Introduction to Apache NIFI and it's architecture

Introduction to Apache NiFi and Its Architecture

Apache NiFi is a powerful, scalable, and user-friendly tool for automating data movement between different systems. Originally developed by the NSA and later open-sourced under the Apache Software Foundation, NiFi provides an intuitive web-based interface to design, monitor, and control data flows. It is particularly useful in big data integration, ETL (Extract, Transform, Load) processes, IoT data streaming, and real-time analytics.
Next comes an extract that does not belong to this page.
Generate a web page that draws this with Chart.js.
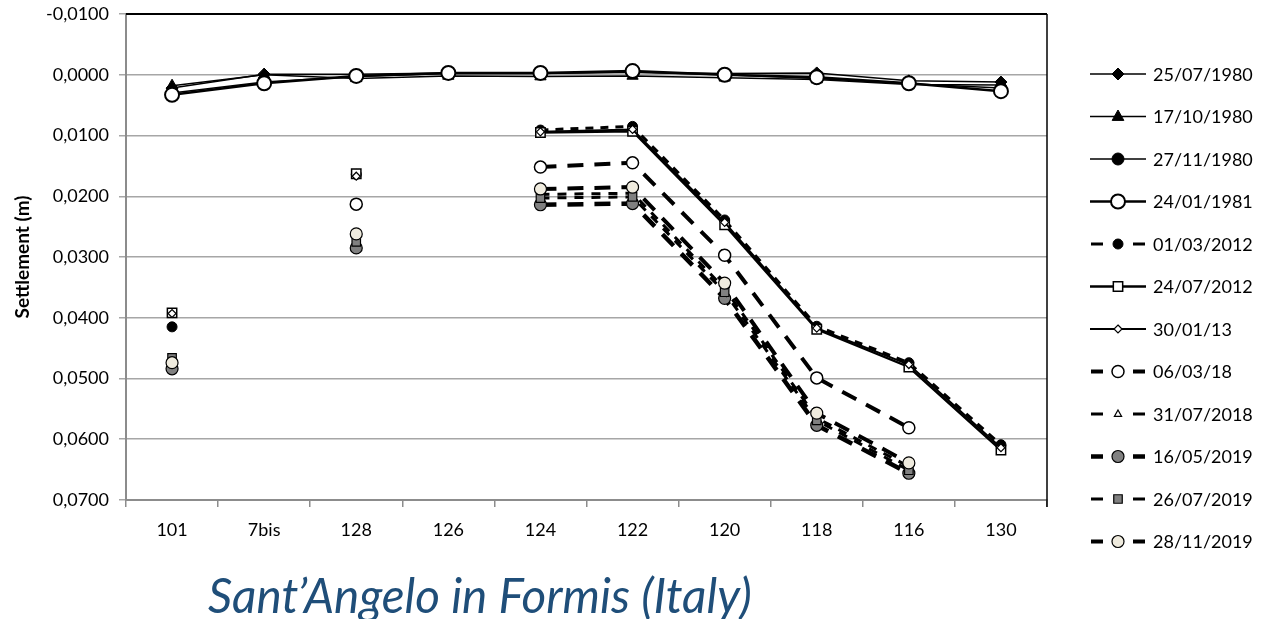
<!DOCTYPE html>
<html>
<head>
<meta charset="utf-8">
<script src="https://cdn.jsdelivr.net/npm/chart.js@4"></script>
<style>
  html, body { margin: 0; padding: 0; background: #fff; }
  #wrap { width: 1264px; height: 619px; position: relative; }
</style>
</head>
<body>
<div id="wrap"><canvas id="myChart" width="1264" height="619"></canvas></div>
<script>
// categories (benchmarks) along the x axis
const categories = ["101", "7bis", "128", "126", "124", "122", "120", "118", "116", "130"];

// settlement values (m)
const s25071980 = [0.0022, -0.0001, -0.0001, -0.0003, -0.0003, -0.0004, -0.0002, -0.0003, 0.0010, 0.0012];
const s17101980 = [0.0018, 0.0000, 0.0006, 0.0002, 0.0003, 0.0002, 0.0005, 0.0008, 0.0016, 0.0017];
const s27111980 = [0.0030, 0.0012, 0.0003, -0.0002, -0.0002, -0.0004, 0.0000, 0.0006, 0.0015, 0.0022];
const s24011981 = [0.0033, 0.0014, 0.0002, -0.0003, -0.0003, -0.0006, 0.0000, 0.0004, 0.0014, 0.0027];
const s01032012 = [0.0415, null, 0.0164, null, 0.0091, 0.0085, 0.0239, 0.0414, 0.0474, 0.0609];
const s24072012 = [0.0392, null, 0.0163, null, 0.0095, 0.0093, 0.0247, 0.0419, 0.0481, 0.0618];
const s30012013 = [0.0393, null, 0.0167, null, 0.0094, 0.0090, 0.0243, 0.0417, 0.0477, 0.0614];
const s06032018 = [null, null, 0.0213, null, 0.0152, 0.0145, 0.0297, 0.0499, 0.0581, null];
const s31072018 = [0.0470, null, 0.0270, null, 0.0197, 0.0195, 0.0352, 0.0565, 0.0645, null];
const s16052019 = [0.0484, null, 0.0285, null, 0.0214, 0.0212, 0.0368, 0.0577, 0.0656, null];
const s26072019 = [0.0466, null, 0.0275, null, 0.0203, 0.0201, 0.0358, 0.0569, 0.0651, null];
const s28112019 = [0.0474, null, 0.0262, null, 0.0188, 0.0185, 0.0343, 0.0557, 0.0639, null];

const seriesLabels = ["25/07/1980", "17/10/1980", "27/11/1980", "24/01/1981", "01/03/2012", "24/07/2012",
  "30/01/13", "06/03/18", "31/07/2018", "16/05/2019", "26/07/2019", "28/11/2019"];
const seriesValues = [s25071980, s17101980, s27111980, s24011981, s01032012, s24072012,
  s30012013, s06032018, s31072018, s16052019, s26072019, s28112019];

const yTicks = { min: -0.01, max: 0.07, step: 0.01 };
const chartTitle = "Sant\u2019Angelo in Formis (Italy)";

// styles per series
const styles = [
  { w: 1.5, dash: [], ps: "rectRot", r: 6, fill: "#000", bw: 1 },
  { w: 1.5, dash: [], ps: "triangle", r: 6.5, fill: "#000", bw: 1 },
  { w: 1.5, dash: [], ps: "circle", r: 6, fill: "#000", bw: 1 },
  { w: 2.5, dash: [], ps: "circle", r: 7, fill: "#fff", bw: 2 },
  { w: 3, dash: [8, 7], ps: "circle", r: 5, fill: "#000", bw: 1 },
  { w: 2.5, dash: [], ps: "rect", r: 5.5, fill: "#fff", bw: 1.5 },
  { w: 2, dash: [], ps: "rectRot", r: 4, fill: "#fff", bw: 1.2 },
  { w: 4, dash: [16, 11], ps: "circle", r: 6, fill: "#fff", bw: 1.5 },
  { w: 3, dash: [9, 8], ps: "triangle", r: 4, fill: "#fff", bw: 1.2 },
  { w: 4.5, dash: [16, 11], ps: "circle", r: 6, fill: "#808080", bw: 1.2 },
  { w: 3, dash: [9, 8], ps: "rect", r: 5, fill: "#808080", bw: 1.2 },
  { w: 4, dash: [16, 11], ps: "circle", r: 6, fill: "#efebde", bw: 1.2 }
];

const fmt = (v) => {
  if (Math.abs(v) < 1e-9) v = 0;
  return v.toFixed(4).replace(".", ",");
};

function drawMarker(ctx, st, x, y) {
  ctx.save();
  ctx.setLineDash([]);
  ctx.fillStyle = st.fill;
  ctx.strokeStyle = "#000";
  ctx.lineWidth = st.bw;
  const r = st.r;
  ctx.beginPath();
  if (st.ps === "circle") {
    ctx.arc(x, y, r, 0, Math.PI * 2);
  } else if (st.ps === "rect") {
    const s = r * 0.85;
    ctx.rect(x - s, y - s, 2 * s, 2 * s);
  } else if (st.ps === "rectRot") {
    ctx.moveTo(x, y - r); ctx.lineTo(x + r, y); ctx.lineTo(x, y + r); ctx.lineTo(x - r, y); ctx.closePath();
  } else if (st.ps === "triangle") {
    ctx.moveTo(x, y - r); ctx.lineTo(x + r * 0.9, y + r * 0.6); ctx.lineTo(x - r * 0.9, y + r * 0.6); ctx.closePath();
  }
  ctx.fill();
  ctx.stroke();
  ctx.restore();
}

const extras = {
  id: "extras",
  afterDraw(chart) {
    const ctx = chart.ctx;
    const a = chart.chartArea;
    ctx.save();
    // plot frame: black top and right edge
    ctx.strokeStyle = "#000";
    ctx.lineWidth = 2;
    ctx.beginPath();
    ctx.moveTo(a.left, a.top); ctx.lineTo(a.right, a.top);
    ctx.stroke();
    ctx.lineWidth = 1.5;
    ctx.beginPath();
    ctx.moveTo(a.right, a.top); ctx.lineTo(a.right, a.bottom + 7);
    ctx.stroke();

    // legend
    ctx.font = "18px Lato";
    ctx.textBaseline = "middle";
    ctx.textAlign = "left";
    seriesLabels.forEach((lab, i) => {
      const st = styles[i];
      const y = 74 + i * 42.5;
      ctx.strokeStyle = "#000";
      ctx.lineWidth = st.w;
      ctx.setLineDash([]);
      ctx.beginPath();
      if (st.dash.length) {
        ctx.moveTo(1091, y); ctx.lineTo(1103, y);
        ctx.moveTo(1133, y); ctx.lineTo(1145, y);
      } else {
        ctx.moveTo(1090, y); ctx.lineTo(1146, y);
      }
      ctx.stroke();
      drawMarker(ctx, st, 1118, y);
      ctx.fillStyle = "#000";
      ctx.fillText(lab, 1153, y + 1);
    });

    // title below the plot
    let size = 36;
    ctx.font = "italic " + size + "px Lato";
    size = size * 544 / ctx.measureText(chartTitle).width;
    ctx.font = "italic " + size + "px Lato";
    ctx.fillStyle = "#1f4e79";
    ctx.textAlign = "left";
    ctx.textBaseline = "middle";
    ctx.fillText(chartTitle, 208, 598);
    ctx.restore();
  }
};

const datasets = seriesLabels.map((lab, i) => {
  const st = styles[i];
  return {
    label: lab,
    data: seriesValues[i],
    borderColor: "#000",
    borderWidth: st.w,
    borderDash: st.dash,
    pointStyle: st.ps,
    pointRadius: st.ps === "rect" ? st.r * 0.85 * Math.SQRT2 : st.r,
    pointBackgroundColor: st.fill,
    pointBorderColor: "#000",
    pointBorderWidth: st.bw,
    spanGaps: false,
    tension: 0,
    fill: false,
    order: seriesLabels.length - i
  };
});

new Chart(document.getElementById("myChart").getContext("2d"), {
  type: "line",
  data: { labels: categories, datasets: datasets },
  options: {
    responsive: false,
    animation: false,
    layout: { padding: { top: 14, right: 217, bottom: 59, left: 0 } },
    plugins: {
      legend: { display: false },
      tooltip: { enabled: false }
    },
    scales: {
      x: {
        offset: true,
        afterFit: (s) => { s.height = 60; s.paddingLeft = 0; s.paddingRight = 0; },
        grid: { display: true, drawOnChartArea: false, drawTicks: true, tickLength: 7, offset: true, color: "#8c8c8c", lineWidth: 1.5 },
        border: { color: "#8c8c8c", width: 2 },
        ticks: { color: "#000", font: { family: "Lato", size: 18 }, padding: 12, maxRotation: 0 }
      },
      y: {
        reverse: true,
        min: yTicks.min,
        max: yTicks.max,
        afterFit: (s) => { s.width = 126; s.paddingTop = 0; s.paddingBottom = 0; },
        afterBuildTicks: (s) => {
          const t = [];
          for (let k = 0; k <= 8; k++) t.push({ value: +(yTicks.min + k * yTicks.step).toFixed(4) });
          s.ticks = t;
        },
        grid: { color: "#a6a6a6", lineWidth: 1.5, tickLength: 7 },
        border: { color: "#8c8c8c", width: 2 },
        ticks: { color: "#000", font: { family: "Lato", size: 18 }, padding: 10, callback: (v) => fmt(v) },
        title: { display: true, text: "Settlement (m)", color: "#000", font: { family: "Lato", size: 19, weight: "bold" }, padding: { top: 11, bottom: 0 } }
      }
    }
  },
  plugins: [extras]
});
</script>
</body>
</html>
Key Features of Apache NiFi

  1. User-Friendly Interface: NiFi offers a drag-and-drop UI, making it easy to design data flows without extensive coding knowledge.
  2. Flow-Based Programming: Data flows are visually represented as directed graphs, allowing users to define, modify, and monitor workflows.
  3. Extensibility: NiFi supports custom processors, making it adaptable to various data processing needs.
  4. Data Provenance: It provides detailed tracking of data movement, ensuring traceability and auditing.
  5. Security: Supports SSL encryption, authentication, and authorization with integration into LDAP, Kerberos, and OAuth.
  6. Scalability: NiFi can operate as a single-node instance or scale up to a distributed cluster.
  7. Integration: It seamlessly integrates with various systems, including databases, cloud storage, message queues, and APIs.

Apache NiFi Architecture

NiFi follows a modular architecture with key components that work together to facilitate seamless data movement:

1. FlowFile

A FlowFile is the fundamental unit of data in NiFi, containing actual content (payload) and metadata (attributes). Every FlowFile moves through the system based on a defined workflow.

2. Processor

Processors are the core components responsible for performing operations such as data ingestion, transformation, and routing. NiFi provides over 300 processors, including those for HTTP requests, database interactions, and data format conversion.

3. FlowFile Repository

This is where NiFi temporarily stores metadata about active FlowFiles. It helps in resuming operations in case of failures and maintains system state.

4. Content Repository

The actual content of FlowFiles is stored in the Content Repository. NiFi optimizes this storage to ensure high-speed read/write operations.

5. Provenance Repository

NiFi records the entire history of data movement in the Provenance Repository. This allows users to track how data was received, processed, and transferred.

6. Connection

Connections link processors together and act as buffers, managing the flow of data between components. They support backpressure mechanisms to prevent overload.

7. Controller Services

Controller Services are shared components that provide common functionalities, such as database connections and security credentials, to multiple processors.

8. Cluster Management

NiFi supports a cluster-based architecture where multiple nodes work together under a single NiFi instance. The NiFi Cluster Manager (NCM) coordinates nodes and balances workloads.

9. Web UI & REST API

NiFi provides a web-based UI for designing and monitoring data flows. Additionally, a REST API is available for automation and integration with other tools.

Conclusion

Apache NiFi simplifies data movement with its intuitive UI, extensive processor library, and powerful architecture. Whether dealing with large-scale data ingestion, ETL, or real-time processing, NiFi provides a flexible and scalable solution. By understanding its core architecture and components, users can harness its full potential for building robust data pipelines.